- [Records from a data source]
_ _ _

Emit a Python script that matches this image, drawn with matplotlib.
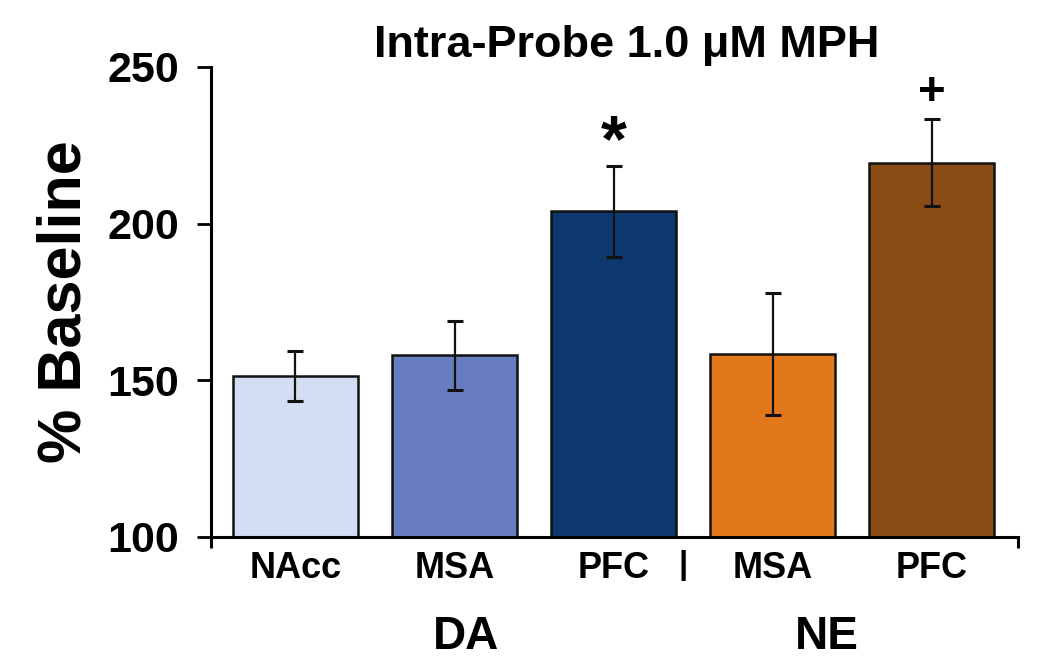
import matplotlib

matplotlib.use("Agg")

import matplotlib.pyplot as plt
import matplotlib.transforms as mtransforms

# data
regions = ["NAcc", "MSA", "PFC", "MSA", "PFC"]
values = [151.5, 158.0, 204.0, 158.5, 219.5]
errors = [8.0, 11.0, 14.5, 19.5, 14.0]
colors = ["#d3ddf3", "#687cc0", "#0c386d", "#e3771b", "#8b4b14"]
marks = ["", "", "*", "", "+"]
groups = ["DA", "NE"]
group_x = [1.07, 3.34]
y_ticks = [100, 150, 200, 250]

plt.rcParams["font.family"] = ["Liberation Sans", "DejaVu Sans"]
plt.rcParams["font.weight"] = "bold"

fig = plt.figure(figsize=(10.5, 6.72), dpi=100)
ax = fig.add_axes([0.201, 0.2009, 0.7686, 0.6994])

x = list(range(len(values)))
ax.bar(x, [v - 100 for v in values], bottom=100, width=0.786, color=colors,
       edgecolor="#111111", linewidth=1.8, zorder=2)
ax.errorbar(x, values, yerr=errors, fmt="none", ecolor="#111111",
            elinewidth=1.6, capsize=5.5, capthick=2.2, zorder=3)

# glyph size / offset above the error cap (the asterisk sits high in the font)
mark_style = {"*": (48, 1.6), "+": (34, 4.4)}
for xi, v, e, m in zip(x, values, errors, marks):
    if m:
        size, off = mark_style[m]
        ax.text(xi, v + e + off, m, ha="center", va="baseline",
                fontsize=size, fontweight="bold", color="black")

ax.set_xlim(-0.531, 4.544)
ax.set_ylim(100, 250)

ax.set_yticks(y_ticks)
ax.tick_params(axis="y", length=10, width=2, pad=13, labelsize=31)
ax.set_xticks(x)
ax.set_xticklabels(regions, fontsize=26, fontweight="bold")
ax.tick_params(axis="x", length=0, pad=10)
ax.set_xticks([-0.531, 4.544], minor=True)
ax.tick_params(axis="x", which="minor", length=8, width=2.2)

for s in ["top", "right"]:
    ax.spines[s].set_visible(False)
for s in ["left", "bottom"]:
    ax.spines[s].set_linewidth(2.2)

ax.set_ylabel("% Baseline", fontsize=44, fontweight="bold", labelpad=10)
fig.text(627 / 1050, 1 - 45 / 672, "Intra-Probe 1.0 μM MPH", ha="center",
         va="center", fontsize=32.5, fontweight="bold")

trans = mtransforms.blended_transform_factory(ax.transData, ax.transAxes)
ax.text(2.44, -0.06, "|", transform=trans, ha="center", va="center",
        fontsize=24, fontweight="bold")
for gx, g in zip(group_x, groups):
    ax.text(gx, -0.213, g, transform=trans, ha="center", va="center",
            fontsize=33, fontweight="bold")

fig.savefig("out.png", dpi=100)
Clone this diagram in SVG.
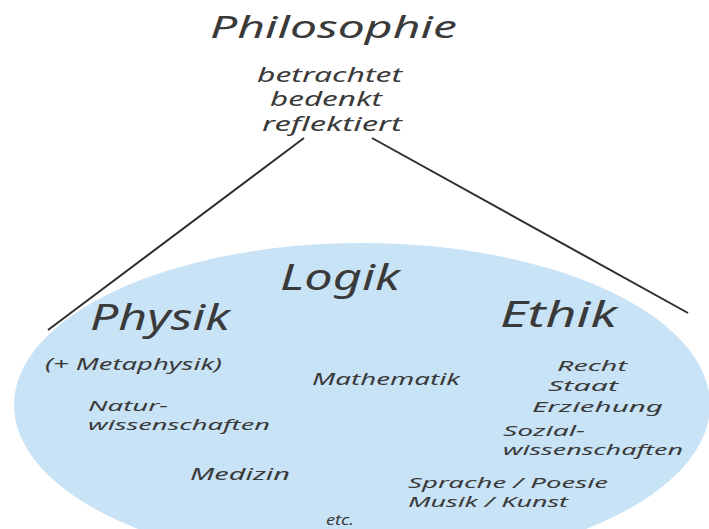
<svg xmlns="http://www.w3.org/2000/svg" width="709" height="529" viewBox="0 0 709 529">
<style>
text{font-family:"Noto Sans","DejaVu Sans",sans-serif;font-style:italic;fill:#3a3a3a}
.t1{font-size:30px}
.t2{font-size:19px}
.t3{font-size:36px}
.t4{font-size:17px}
.t5{font-size:15px}
.conn{stroke:#2e2e2e;stroke-width:2;fill:none}
</style>
<rect width="709" height="529" fill="#ffffff"/>
<g id="field">
<ellipse cx="362" cy="405" rx="348" ry="162" fill="#c8e2f6"/>
</g>
<g id="connectors">
<line class="conn" x1="304" y1="138" x2="48" y2="330"/>
<line class="conn" x1="372" y1="138" x2="688" y2="313"/>
</g>
<g id="philosophie">
<text class="t1" x="210" y="38" textLength="247" lengthAdjust="spacingAndGlyphs">Philosophie</text>
<text class="t2" x="257" y="82" textLength="145" lengthAdjust="spacingAndGlyphs">betrachtet</text>
<text class="t2" x="270" y="106" textLength="112" lengthAdjust="spacingAndGlyphs">bedenkt</text>
<text class="t2" x="262" y="131" textLength="140" lengthAdjust="spacingAndGlyphs">reflektiert</text>
</g>
<g id="logik">
<text class="t3" x="280" y="290" textLength="120" lengthAdjust="spacingAndGlyphs">Logik</text>
<text class="t4" x="312" y="385" textLength="148" lengthAdjust="spacingAndGlyphs">Mathematik</text>
<text class="t5" x="326" y="525" textLength="28" lengthAdjust="spacingAndGlyphs">etc.</text>
</g>
<g id="physik">
<text class="t3" x="90" y="330" textLength="140" lengthAdjust="spacingAndGlyphs">Physik</text>
<text class="t4" x="45" y="370" textLength="177" lengthAdjust="spacingAndGlyphs">(+ Metaphysik)</text>
<text class="t5" x="88" y="411" textLength="80" lengthAdjust="spacingAndGlyphs">Natur-</text>
<text class="t5" x="88" y="430" textLength="182" lengthAdjust="spacingAndGlyphs">wissenschaften</text>
<text class="t4" x="190" y="480" textLength="100" lengthAdjust="spacingAndGlyphs">Medizin</text>
</g>
<g id="ethik">
<text class="t3" x="500" y="327" textLength="117" lengthAdjust="spacingAndGlyphs">Ethik</text>
<text class="t5" x="557" y="371" textLength="70" lengthAdjust="spacingAndGlyphs">Recht</text>
<text class="t5" x="548" y="391" textLength="70" lengthAdjust="spacingAndGlyphs">Staat</text>
<text class="t5" x="532" y="412" textLength="131" lengthAdjust="spacingAndGlyphs">Erziehung</text>
<text class="t5" x="503" y="436" textLength="82" lengthAdjust="spacingAndGlyphs">Sozial-</text>
<text class="t5" x="503" y="455" textLength="180" lengthAdjust="spacingAndGlyphs">wissenschaften</text>
<text class="t5" x="408" y="488" textLength="200" lengthAdjust="spacingAndGlyphs">Sprache / Poesie</text>
<text class="t5" x="408" y="507" textLength="160" lengthAdjust="spacingAndGlyphs">Musik / Kunst</text>
</g>
</svg>
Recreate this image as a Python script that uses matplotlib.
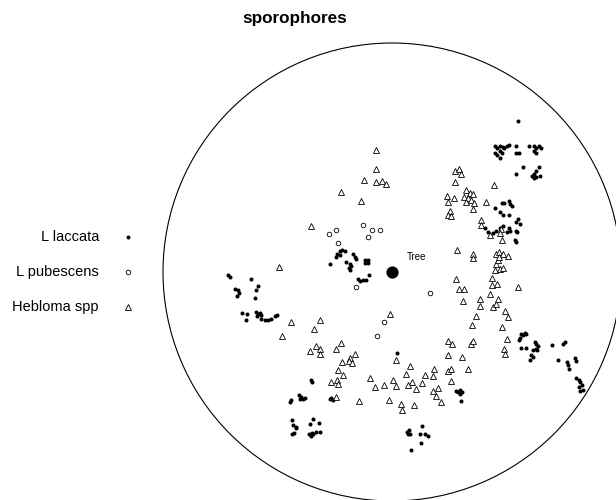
import numpy as np
import matplotlib
matplotlib.use("Agg")
import matplotlib.pyplot as plt
from matplotlib.patches import Circle

plt.rcParams['font.family'] = ['Liberation Sans', 'DejaVu Sans']

# window: disc of radius 100 centred on the tree
radius = 100
tree = (0, 0)

# L laccata
lac_x = [55, 45, 46, 47, 48.5, 50, 51, 45, 46, 47, 48, 49, 47, 54, 54, 55.5,
         60, 62, 63, 64, 65, 63, 62, 57, 54, 64, 63, 62, 61, 62, 63, 64.5,
         48, 49, 51, 51.5, 52.5, 45, 47, 48.5, 51, 55, 56, 54,
         40.5, 42, 44, 45.5, 47, 48.5, 50, 51, 51.5, 54, 54.5, 53.5, 54,
         56.5, 57, 58, 58.7, 55.7, 55.5, 56.5, 58.4, 62.3, 63, 63.8, 62.7,
         61.6, 63.3, 60.8, 61.6, 60.4, 70, 74.7, 75.4, 72.5, 76.4, 76.9,
         77.3, 79.8, 80.2, 80.5, 81.7, 82.2, 83.1, 81.7, 83.4, 82.2,
         -71.6, -70.9, -61.4, -68.7, -67.2, -66.8, -67.7, -58.5, -59.5,
         -59.8, -65.4, -63.3, -63.9, -59.5, -58.5, -57.8, -57.1, -59,
         -57.1, -55.6, -54.1, -52.7, -51.2, -50.2,
         -26.9, -24.6, -24, -22.9, -21.7, -20.7, -22.9, -17, -16.3, -15.6,
         -19.9, -18.5, -17.8, -18.8, -18.2, -11.9, -10.5, -11.9, -10.5,
         -14.8, -14.1, -12.7, -11.5, -10,
         -35.2, -34.8, -44.7, -44, -40.6, -39.6, -38.9, -40.3, -38.1,
         -27.2, -25.8, -26.5, -43.5, -43.2, -41.8, -42.1, -43.5, -42.9,
         -34.5, -36, -31.9, -36.2, -35.2, -34.5, -33, -31.6, -34.8,
         2.2, 6.6, 7.4, 8, 7, 13.2, 12.4, 14.3, 15.7, 12.8, 8.4,
         28.1, 28.8, 29.5, 30.7, 29.8, 30]
lac_y = [66, 55, 54, 55, 54.6, 55, 55.5, 52, 51, 50, 52, 54, 53, 55, 52, 52,
         55, 55, 54, 55, 54, 52, 53, 46, 43, 46, 44, 43, 42, 41, 41.5, 42,
         30, 30, 31, 29.5, 29, 28, 26, 25, 25, 23, 21, 22,
         19, 17.5, 17, 18, 19, 20, 17.5, 19, 18, 18, 17.5, 14, 13,
         -27, -27.7, -26.6, -27.2, -29, -29.5, -33, -33, -30.6, -31.6, -32.5,
         -33.5, -34.2, -34.2, -36.4, -37.1, -38.6, -32, -31.3, -30.6, -38.3,
         -39.3, -40.8, -42.2, -37.4, -38.9, -46.1, -47, -48, -49.5, -50.2,
         -51.4, -52,
         -1.5, -2.2, -2.9, -7.3, -8, -9.2, -10.6, -6.3, -7.7,
         -11.2, -17.9, -18.5, -20.8, -17.5, -18.5, -17.9, -18.9, -19.4,
         -20.4, -20.8, -21.1, -20.4, -19.4, -18.9,
         3.6, 6.6, 8, 9.2, 9.5, 9, 7.3, 8, 6.6, 5.8,
         4.4, 3.6, 2.5, 1.9, 0.7, 5.1, 5.1, 3.9, 3.9,
         -2.9, -3.9, -3.6, -3.3, -1.5,
         -47.3, -48, -56.8, -56, -53.9, -54.6, -55.3, -55.3, -54.9,
         -55.3, -56, -55, -64.8, -67, -67.7, -68.1, -70.6, -70.3,
         -64, -66.2, -65.9, -70.6, -71.8, -70.9, -69.9, -69.9, -70.3,
         -35.4, -69.9, -69.1, -70.6, -70.9, -67.4, -70.9, -70.9, -71.8,
         -74.5, -77.9,
         -52, -52.4, -51.7, -52.4, -53.1, -56.3]

# L pubescens
pub_x = [-27.5, -24.3, -23.4, -12.5, -8.7, -5.4, -10.3, -15.6, 16.7, -3.5, -6.7]
pub_y = [16.4, 18.5, 12.8, 20.7, 18.2, 18.3, 15.3, -6.6, -9, -22, -27.9]

# Hebloma spp
heb_x = [-7.1, -6.8, -12.4, -7.1, -4.2, -2.8, -22.4, -13.7, -35.4, -49.2,
         -44, -31.6, -34.2, -48, -1, -33, -31.3, -35.7, -31.4, -24.6, -22.4,
         -16.3, -18.2, -18.9, -17.6, -22, -23.6, -21.5, -24, -26.6, -23.4,
         -24.6, -14.6, -9.8, -7.4, -3.6, 0.4, 1.9, 1.9, 8, 6.3, 8.6, 7,
         10.3, 13.2, 14.6, 18.2, 17.9, -1.3, 3.9, 4.4, 9.6, 17.9, 20.2,
         19.4, 21.5, 24.6, 26.3, 24.6, 24.5, 25.6, 25.9, 30.7, 33.3, 34.6,
         35.5, 35.1, 36.8, 38.3, 38.3, 31.1, 28.1, 29.3, 31.4, 28.2, 35.5,
         35.5, 44.1, 45.3, 46.4, 42.9, 49.2, 50.8, 48.2, 50.4, 48.8, 49.3,
         55, 43.8, 43.7, 45.9, 45.3, 46.4, 44.8, 47, 48.5, 45.6, 46.7, 48.5,
         50.8, 46.7, 47.7, 47, 48.2, 42.6, 38.7, 39, 41.2, 44.5, 27.4, 29.3,
         30, 27.5, 24, 26.9, 24.3, 32.2, 33.9, 35.4, 31.3, 33.2, 34.6, 32.5,
         35.7, 35.4, 25.5, 24.5, 25.9]
heb_y = [53.1, 45, 40, 39.4, 39.7, 38.3, 34.9, 31.1, 20.1, 2.3,
         -21.7, -21.1, -25, -27.8, -18.2, -32.3, -33.5, -34.6, -36, -33.8, -31,
         -35.7, -37.6, -38.9, -39.7, -39.4, -42.9, -45.1, -47.3, -47.9, -48.8,
         -54.6, -56.3, -46.1, -50.4, -49.2, -47, -49.6, -38.6, -41, -44.4, -48,
         -49.5, -50.9, -48.3, -45.1, -42.5, -45.4, -56, -57.8, -60.1, -58.2,
         -52.1, -50.7, -54.3, -56.8, -30.3, -31.3, -36.2, -43.4, -42.5, -47.6,
         -37.3, -42.5, -31.6, -30.3, -23, -19.4, -11.6, -14.8, -12.8, -2.9,
         -7.4, -7.3, 9.6, 8, 6.1, -15.3, -13.8, -11.6, -9.8, -17, -19.7, -24,
         -29.4, -33.6, -35.7, -6.6, -2.5, -5.5, -5.1, 3.6, 5.1, 1, 1.5, 1.9,
         8, 8.6, 8, 7, 6.6, 18.9, 17, 13.8, 16, 22.9, 20.7, 30.6, 37.8, 44.1,
         44.8, 42.9, 39.4, 33, 32.5, 30.7, 35.7, 34.5, 34.2, 32.8, 32.5, 31.6,
         30.6, 30.1, 27.7, 26.6, 24.7, 24.3]

labels = ["L laccata", "L pubescens", "Hebloma spp"]

fig = plt.figure(figsize=(6.16, 5.0), dpi=100)

# main plot, equal scale: 200 units -> 458 px both ways
ax = fig.add_axes([163 / 616, -1 / 500, 458 / 616, 458 / 500])
ax.set_xlim(-radius, radius)
ax.set_ylim(-radius, radius)
ax.axis("off")

ax.add_patch(Circle((0, 0), radius, fill=False, edgecolor="black", lw=0.8,
                    clip_on=False))
ax.plot(lac_x, lac_y, "o", ms=2.9, color="black", mew=0, clip_on=False)
ax.plot(pub_x, pub_y, "o", ms=3.3, mfc="white", mec="black", mew=0.6,
        clip_on=False)
ax.plot(heb_x, heb_y, "^", ms=4.7, mfc="white", mec="black", mew=0.6,
        clip_on=False)

ax.plot(*tree, "o", ms=8.8, color="black", mew=0)
ax.text(6.5, 6.5, "Tree", fontsize=7, ha="left", va="center")

# legend on the left, in pixel coordinates
leg = fig.add_axes([0, 0, 1, 1], zorder=-1)
leg.set_xlim(0, 616)
leg.set_ylim(500, 0)
leg.axis("off")
rows = [237, 272, 307]
for lab, yy in zip(labels, rows):
    leg.text(99, yy, lab, fontsize=10.5, ha="right", va="center")
leg.plot(128, rows[0], "o", ms=2.9, color="black", mew=0)
leg.plot(128, rows[1], "o", ms=3.3, mfc="white", mec="black", mew=0.6)
leg.plot(128, rows[2], "^", ms=4.7, mfc="white", mec="black", mew=0.6)

fig.text(295 / 616, 1 - 18 / 500, "sporophores", fontsize=12.3,
         fontweight="bold", ha="center", va="center")

plt.savefig("out.png", dpi=100)
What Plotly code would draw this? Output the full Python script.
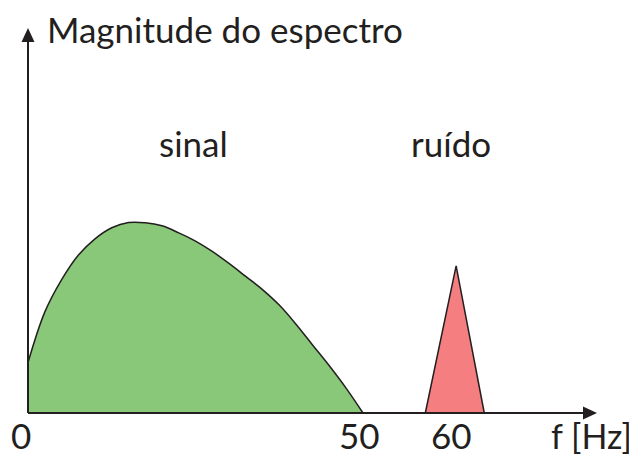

_ _ _

- [Challenge] From the first line above through the line containing "import matplotlib.transforms as mtransforms", copy everything exactly, without the pictures.

- [The response]
Emit a Python script that matches this image, drawn with matplotlib.
import matplotlib

matplotlib.use("Agg")

import matplotlib.pyplot as plt
import matplotlib.transforms as mtransforms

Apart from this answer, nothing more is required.